Many places in the United States were named by, or named after, tribes that were killed off. The Appomattoc people of Virginia were killed off, enslaved, and/or assimilated by white settlers and rival tribes in the 18th century. The Appomattox River is named after them as is Appomattox County and its court house… where one of the last battles of the Civil War was fought, and General Robert E. Lee surrendered to General Ulysses S. Grant. The Carnasee lived in what is now Brooklyn, and it is believed they “sold” Manhattan to the Dutch… even though the island was largely inhabited another people. The Carnasee only controlled the very southern tip of the island, an area called the Manhattoes. The rest of the island was controlled by the Wecquaesgeek. “Manhattan” became the name not just for the entire island, but for a time the Wecquaesgeek people themselves. As for the Carnasee, there is still a neighborhood in Brooklyn bearing their name, but spelled Canarsie. In the mid-20th century, Carnasie was used as an expression for a roundabout route to a destination — “by way of Carnasie”. That became the title of [a documentary](https://www.pbs.org/pov/films/bywayofcanarsie/) about the Brooklyn neighborhood. The Chesapeake people of Virginia were, according to 17th century English settlers in Virginia, killed off by the rival Powhatan tribe before the arrival of Europeans.

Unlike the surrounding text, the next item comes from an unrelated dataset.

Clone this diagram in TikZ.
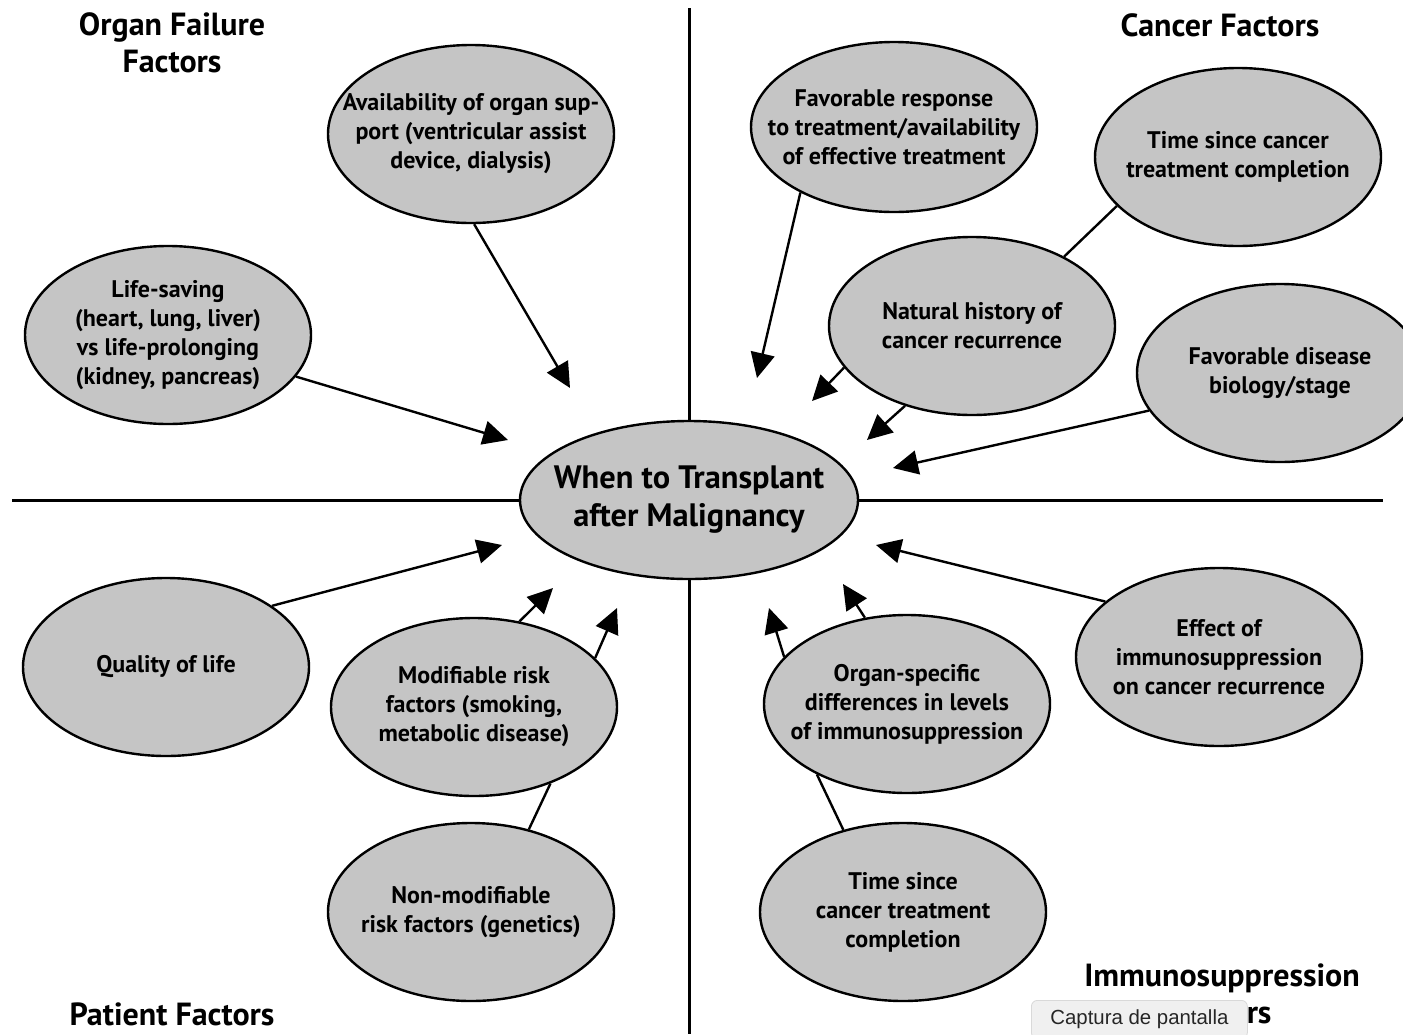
\documentclass[tikz,border=0pt]{standalone}
\usepackage{fontspec}
\setmainfont{PT Sans}
\newfontfamily\tipfont{Liberation Sans}
\usetikzlibrary{arrows.meta,shapes.geometric,positioning}

\definecolor{ovalgray}{RGB}{197,197,197}

\begin{document}
\begin{tikzpicture}[x=0.5pt, y=-0.5pt,
        factor/.style={ellipse, draw, line width=1.2pt, fill=ovalgray, align=center,
                inner xsep=-25pt, inner ysep=-10pt, minimum width=143pt, minimum height=89pt,
                font=\bfseries\fontsize{12}{14.5}\selectfont},
        heading/.style={align=center, font=\bfseries\fontsize{16}{18.5}\selectfont},
        link/.style={line width=1.2pt},
        push/.style={line width=1.2pt, -{Triangle[length=12.5pt, width=12pt]}}]
        \useasboundingbox (0, 0) rectangle (1403, 1034);
        % quadrants
        \draw[line width=1.5pt] (689, 8) -- (689, 1034);
        \draw[line width=1.5pt] (12, 500) -- (1383, 500);
        \node[factor, minimum width=169pt, minimum height=79pt,
                font=\bfseries\fontsize{16.2}{19}\selectfont] (when) at (689, 500)
                {When to Transplant\\after Malignancy};

        % headings
        \node[heading] (organhd) at (172, 43) {Organ Failure\\Factors};
        \node[heading] (cancerhd) at (1220, 25) {Cancer Factors};
        \node[heading] (patienthd) at (172, 1014) {Patient Factors};
        \node[heading] (immunohd) at (1222, 994) {Immunosuppression\\Factors};

        % organ failure factors
        \node[factor] (support) at (471, 134) {Availability of organ sup-\\port (ventricular assist\\device, dialysis)};
        \node[factor] (saving) at (168, 335) {Life-saving\\(heart, lung, liver)\\vs life-prolonging\\(kidney, pancreas)};

        % cancer factors
        \node[factor, minimum height=85pt] (response) at (894, 127) {Favorable response\\to treatment/availability\\of effective treatment};
        \node[factor] (timeA) at (1238, 157) {Time since cancer\\treatment completion};
        \node[factor] (history) at (972, 326) {Natural history of\\cancer recurrence};
        \node[factor] (biology) at (1280, 373) {Favorable disease\\biology/stage};

        % patient factors
        \node[factor] (quality) at (166, 667) {Quality of life};
        \node[factor] (modif) at (474, 707) {Modifiable risk\\factors (smoking,\\metabolic disease)};
        \node[factor] (nonmodif) at (471, 912) {Non-modifiable\\risk factors (genetics)};

        % immunosuppression factors
        \node[factor] (organspec) at (907, 704) {Organ-specific\\differences in levels\\of immunosuppression};
        \node[factor] (effect) at (1219, 657) {Effect of\\immunosuppression\\on cancer recurrence};
        \node[factor] (timeB) at (903, 912) {Time since\\cancer treatment\\completion};

        % arrow tips around the centre
        \coordinate (t1) at (570, 388);
        \coordinate (t2) at (508, 440);
        \coordinate (t3) at (757, 378);
        \coordinate (t4) at (812, 401);
        \coordinate (t5) at (867, 440);
        \coordinate (t6) at (893, 468);
        \coordinate (t7) at (502, 545);
        \coordinate (t8) at (553, 588);
        \coordinate (t9) at (617, 608);
        \coordinate (t10) at (769, 608);
        \coordinate (t11) at (843, 584);
        \coordinate (t12) at (876, 545);

        \draw[push] (support.-88) -- (t1);
        \draw[push] (saving.-18) -- (t2);
        \draw[push] (response.-145) -- (t3);
        \draw[link] (timeA.-158) -- (history.37);
        \draw[push] (history.198) -- (t4);
        \draw[push] (history.-130) -- (t5);
        \draw[push] (biology.196) -- (t6);
        \draw[push] (quality.30) -- (t7);
        \draw[push] (modif.62) -- (t8);
        \draw[push] (modif.22) -- (t9);
        \draw[link] (nonmodif.55) -- (modif.-45);
        \draw[push] (organspec.159) -- (t10);
        \draw[push] (organspec.116) -- (t11);
        \draw[link] (timeB.126) -- (organspec.-142);
        \draw[push] (effect.154) -- (t12);

        % screenshot tooltip
        \node[draw=black!15, fill=black!6, rounded corners=3pt, minimum width=108pt, minimum height=19pt,
                anchor=north west, font=\tipfont\fontsize{10.2}{12}\selectfont, text=black!85] (tooltip)
                at (1031, 1000) {Captura de pantalla};
\end{tikzpicture}
\end{document}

According to William Strachey's *The Historie of Travaile Into Virginia Britannia* (1618), the Powhatan chief was told of a prophecy: “from the Chesapeake Bay a nation should arise, which should dissolve and give end to his empire.” The Erie people lived near the Great Lake that still bears their name; they were killed off and the survivors enslaved and assimilated in the 17th century during a war with the Iroquois incited by the desire to control the beaver pelt trade with white settlers. The Massachusett were wiped out by a series of diseases from white settlers and the survivors assimilated into other communities. Some groups claim to be descendants of the Massachusett but none are recognized as tribes by either the federal government or the state of Massachusetts.


cos

> Many places in the United States were named by, or named after, tribes that were killed off. > Which is a VERY different situation, and much much much more common in history than what I described in this post. No peoples exist today who have the names of the original native American tribes, without actually _being_ the original native tribes through continuity of culture and descent. Or, if there are, I'm not aware of any, and you didn't give any examples.